* **Recorded data**
[start]
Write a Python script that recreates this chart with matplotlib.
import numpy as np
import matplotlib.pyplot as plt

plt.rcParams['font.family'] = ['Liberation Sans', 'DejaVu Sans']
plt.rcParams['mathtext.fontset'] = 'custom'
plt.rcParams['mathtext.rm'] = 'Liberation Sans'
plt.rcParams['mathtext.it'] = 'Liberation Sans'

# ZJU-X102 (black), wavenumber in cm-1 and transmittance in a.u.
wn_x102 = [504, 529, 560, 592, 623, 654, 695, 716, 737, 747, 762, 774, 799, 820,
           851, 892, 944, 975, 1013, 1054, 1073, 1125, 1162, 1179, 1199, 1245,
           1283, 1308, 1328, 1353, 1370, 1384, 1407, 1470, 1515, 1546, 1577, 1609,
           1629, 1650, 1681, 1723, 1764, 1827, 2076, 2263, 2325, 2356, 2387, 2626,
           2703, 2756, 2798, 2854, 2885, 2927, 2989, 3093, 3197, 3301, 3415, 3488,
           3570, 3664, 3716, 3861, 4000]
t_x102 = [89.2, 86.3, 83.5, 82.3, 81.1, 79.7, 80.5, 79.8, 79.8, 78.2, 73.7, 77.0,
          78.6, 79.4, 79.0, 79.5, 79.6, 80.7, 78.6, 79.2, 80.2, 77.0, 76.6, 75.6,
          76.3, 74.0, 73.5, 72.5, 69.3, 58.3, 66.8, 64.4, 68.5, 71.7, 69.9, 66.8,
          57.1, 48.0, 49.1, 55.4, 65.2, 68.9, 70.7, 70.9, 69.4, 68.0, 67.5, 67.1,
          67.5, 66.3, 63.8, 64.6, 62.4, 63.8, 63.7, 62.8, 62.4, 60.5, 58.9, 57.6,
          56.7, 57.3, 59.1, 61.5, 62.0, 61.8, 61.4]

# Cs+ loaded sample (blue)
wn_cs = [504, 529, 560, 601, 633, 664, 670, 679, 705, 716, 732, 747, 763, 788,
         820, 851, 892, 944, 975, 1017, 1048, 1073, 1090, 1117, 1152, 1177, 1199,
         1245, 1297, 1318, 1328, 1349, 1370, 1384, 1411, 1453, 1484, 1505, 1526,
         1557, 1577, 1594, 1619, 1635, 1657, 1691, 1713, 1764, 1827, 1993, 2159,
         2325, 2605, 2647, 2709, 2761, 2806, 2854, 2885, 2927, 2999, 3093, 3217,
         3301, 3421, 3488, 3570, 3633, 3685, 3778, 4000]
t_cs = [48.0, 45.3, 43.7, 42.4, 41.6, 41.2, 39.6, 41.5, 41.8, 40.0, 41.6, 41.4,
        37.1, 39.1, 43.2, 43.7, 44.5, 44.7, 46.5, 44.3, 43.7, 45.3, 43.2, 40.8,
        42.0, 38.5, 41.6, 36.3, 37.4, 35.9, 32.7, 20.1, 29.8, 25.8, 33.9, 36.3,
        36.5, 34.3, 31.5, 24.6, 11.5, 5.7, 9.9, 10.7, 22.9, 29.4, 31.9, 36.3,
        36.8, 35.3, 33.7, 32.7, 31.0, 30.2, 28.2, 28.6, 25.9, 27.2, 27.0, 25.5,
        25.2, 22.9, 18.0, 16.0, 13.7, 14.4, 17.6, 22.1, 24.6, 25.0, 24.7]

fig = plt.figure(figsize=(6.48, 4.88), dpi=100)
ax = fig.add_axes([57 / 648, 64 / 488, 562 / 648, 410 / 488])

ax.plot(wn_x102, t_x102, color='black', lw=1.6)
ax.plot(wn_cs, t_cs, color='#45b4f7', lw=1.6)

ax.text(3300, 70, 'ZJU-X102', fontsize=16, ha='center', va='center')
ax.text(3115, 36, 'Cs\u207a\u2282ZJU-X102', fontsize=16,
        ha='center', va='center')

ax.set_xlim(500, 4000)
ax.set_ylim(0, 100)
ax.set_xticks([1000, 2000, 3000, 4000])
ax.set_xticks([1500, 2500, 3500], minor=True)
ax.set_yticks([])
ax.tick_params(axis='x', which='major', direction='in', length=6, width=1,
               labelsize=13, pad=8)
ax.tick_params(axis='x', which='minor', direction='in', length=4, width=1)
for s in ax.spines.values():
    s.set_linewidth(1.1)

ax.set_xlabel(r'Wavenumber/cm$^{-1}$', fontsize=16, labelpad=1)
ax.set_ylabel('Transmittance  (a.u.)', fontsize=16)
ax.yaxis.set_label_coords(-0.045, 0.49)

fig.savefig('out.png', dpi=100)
[end]
* **Task instructions**
Restate the data above exactly, keeping each word as it stands.

* **Exercise response**
Write a Python script that recreates this chart with matplotlib.
import numpy as np
import matplotlib.pyplot as plt

plt.rcParams['font.family'] = ['Liberation Sans', 'DejaVu Sans']
plt.rcParams['mathtext.fontset'] = 'custom'
plt.rcParams['mathtext.rm'] = 'Liberation Sans'
plt.rcParams['mathtext.it'] = 'Liberation Sans'

# ZJU-X102 (black), wavenumber in cm-1 and transmittance in a.u.
wn_x102 = [504, 529, 560, 592, 623, 654, 695, 716, 737, 747, 762, 774, 799, 820,
           851, 892, 944, 975, 1013, 1054, 1073, 1125, 1162, 1179, 1199, 1245,
           1283, 1308, 1328, 1353, 1370, 1384, 1407, 1470, 1515, 1546, 1577, 1609,
           1629, 1650, 1681, 1723, 1764, 1827, 2076, 2263, 2325, 2356, 2387, 2626,
           2703, 2756, 2798, 2854, 2885, 2927, 2989, 3093, 3197, 3301, 3415, 3488,
           3570, 3664, 3716, 3861, 4000]
t_x102 = [89.2, 86.3, 83.5, 82.3, 81.1, 79.7, 80.5, 79.8, 79.8, 78.2, 73.7, 77.0,
          78.6, 79.4, 79.0, 79.5, 79.6, 80.7, 78.6, 79.2, 80.2, 77.0, 76.6, 75.6,
          76.3, 74.0, 73.5, 72.5, 69.3, 58.3, 66.8, 64.4, 68.5, 71.7, 69.9, 66.8,
          57.1, 48.0, 49.1, 55.4, 65.2, 68.9, 70.7, 70.9, 69.4, 68.0, 67.5, 67.1,
          67.5, 66.3, 63.8, 64.6, 62.4, 63.8, 63.7, 62.8, 62.4, 60.5, 58.9, 57.6,
          56.7, 57.3, 59.1, 61.5, 62.0, 61.8, 61.4]

# Cs+ loaded sample (blue)
wn_cs = [504, 529, 560, 601, 633, 664, 670, 679, 705, 716, 732, 747, 763, 788,
         820, 851, 892, 944, 975, 1017, 1048, 1073, 1090, 1117, 1152, 1177, 1199,
         1245, 1297, 1318, 1328, 1349, 1370, 1384, 1411, 1453, 1484, 1505, 1526,
         1557, 1577, 1594, 1619, 1635, 1657, 1691, 1713, 1764, 1827, 1993, 2159,
         2325, 2605, 2647, 2709, 2761, 2806, 2854, 2885, 2927, 2999, 3093, 3217,
         3301, 3421, 3488, 3570, 3633, 3685, 3778, 4000]
t_cs = [48.0, 45.3, 43.7, 42.4, 41.6, 41.2, 39.6, 41.5, 41.8, 40.0, 41.6, 41.4,
        37.1, 39.1, 43.2, 43.7, 44.5, 44.7, 46.5, 44.3, 43.7, 45.3, 43.2, 40.8,
        42.0, 38.5, 41.6, 36.3, 37.4, 35.9, 32.7, 20.1, 29.8, 25.8, 33.9, 36.3,
        36.5, 34.3, 31.5, 24.6, 11.5, 5.7, 9.9, 10.7, 22.9, 29.4, 31.9, 36.3,
        36.8, 35.3, 33.7, 32.7, 31.0, 30.2, 28.2, 28.6, 25.9, 27.2, 27.0, 25.5,
        25.2, 22.9, 18.0, 16.0, 13.7, 14.4, 17.6, 22.1, 24.6, 25.0, 24.7]

fig = plt.figure(figsize=(6.48, 4.88), dpi=100)
ax = fig.add_axes([57 / 648, 64 / 488, 562 / 648, 410 / 488])

ax.plot(wn_x102, t_x102, color='black', lw=1.6)
ax.plot(wn_cs, t_cs, color='#45b4f7', lw=1.6)

ax.text(3300, 70, 'ZJU-X102', fontsize=16, ha='center', va='center')
ax.text(3115, 36, 'Cs\u207a\u2282ZJU-X102', fontsize=16,
        ha='center', va='center')

ax.set_xlim(500, 4000)
ax.set_ylim(0, 100)
ax.set_xticks([1000, 2000, 3000, 4000])
ax.set_xticks([1500, 2500, 3500], minor=True)
ax.set_yticks([])
ax.tick_params(axis='x', which='major', direction='in', length=6, width=1,
               labelsize=13, pad=8)
ax.tick_params(axis='x', which='minor', direction='in', length=4, width=1)
for s in ax.spines.values():
    s.set_linewidth(1.1)

ax.set_xlabel(r'Wavenumber/cm$^{-1}$', fontsize=16, labelpad=1)
ax.set_ylabel('Transmittance  (a.u.)', fontsize=16)
ax.yaxis.set_label_coords(-0.045, 0.49)

fig.savefig('out.png', dpi=100)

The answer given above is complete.